- Coat of arms
- Coordinates (Tuplice): 51°41′N 14°50′E﻿ / ﻿51.683°N 14.833°E
- Country: Poland
- Voivodeship: Lubusz
- County: Żary
- Seat: Tuplice

Area
- • Total: 65.89 km^{2} (25.44 sq mi)

Population (2019-06-30)
- • Total: 3,066
- • Density: 47/km^{2} (120/sq mi)
- Website: http://www.tuplice.pl

= Gmina Tuplice =

Gmina Tuplice is a rural gmina (administrative district) in Żary County, Lubusz Voivodeship, in western Poland. Its seat is the village of Tuplice, which lies approximately 22 km west of Żary and 55 km south-west of Zielona Góra.

The gmina covers an area of 65.89 km2, and as of 2019 its total population is 3,066.

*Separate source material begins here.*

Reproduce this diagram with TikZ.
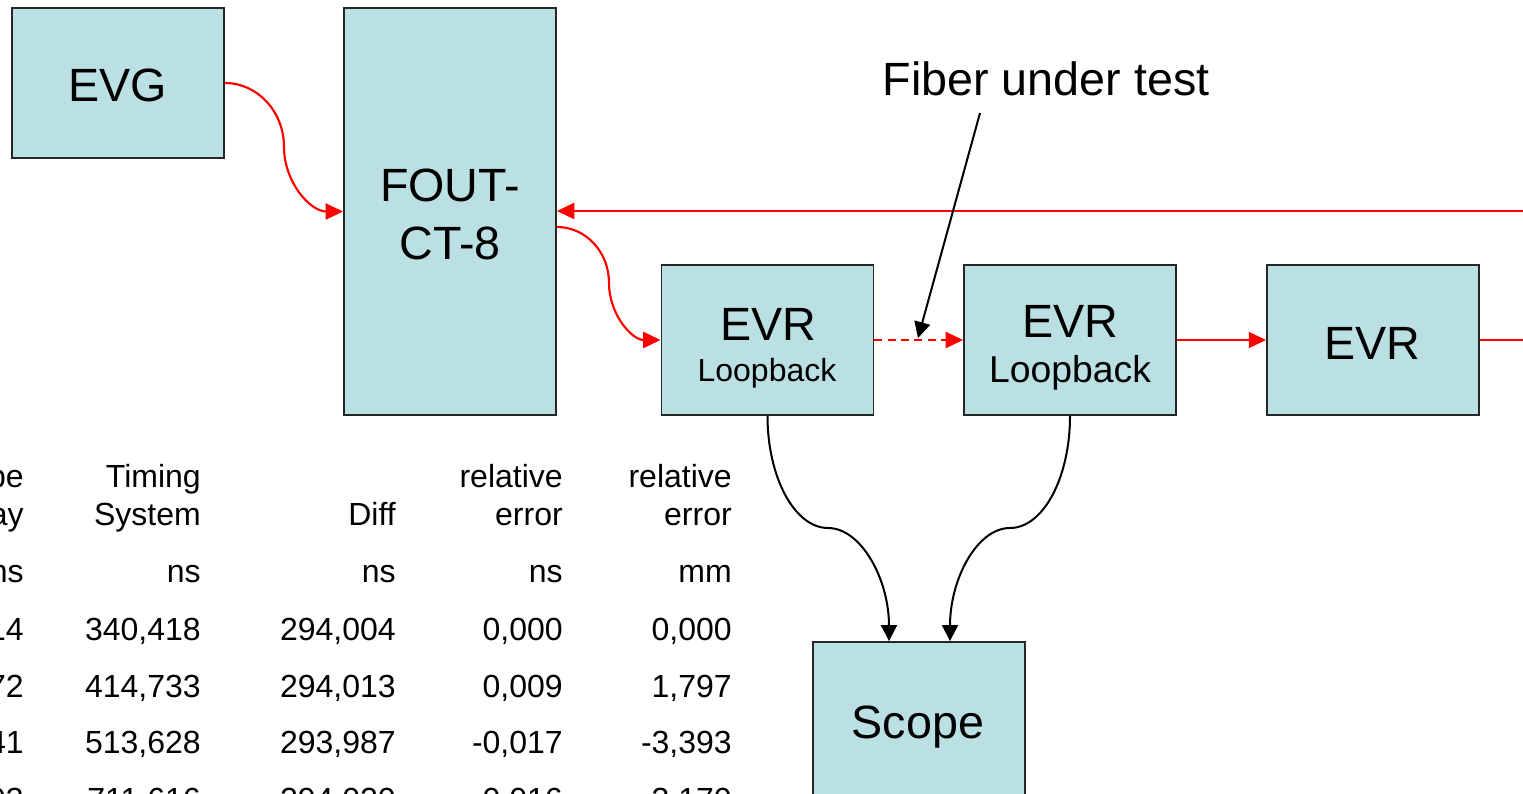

The gmina contains part of the protected area called Muskau Bend Landscape Park.

==Villages==
Gmina Tuplice contains the villages and settlements of Chełmica, Chlebice, Cielmów, Czerna, Drzeniów, Grabów, Grabówek, Gręzawa, Jagłowice, Łazy, Matuszowice, Nowa Rola, Świbinki and Tuplice.

==Neighbouring gminas==
Gmina Tuplice is bordered by the gminas of Brody, Jasień, Lipinki Łużyckie, Lubsko and Trzebiel.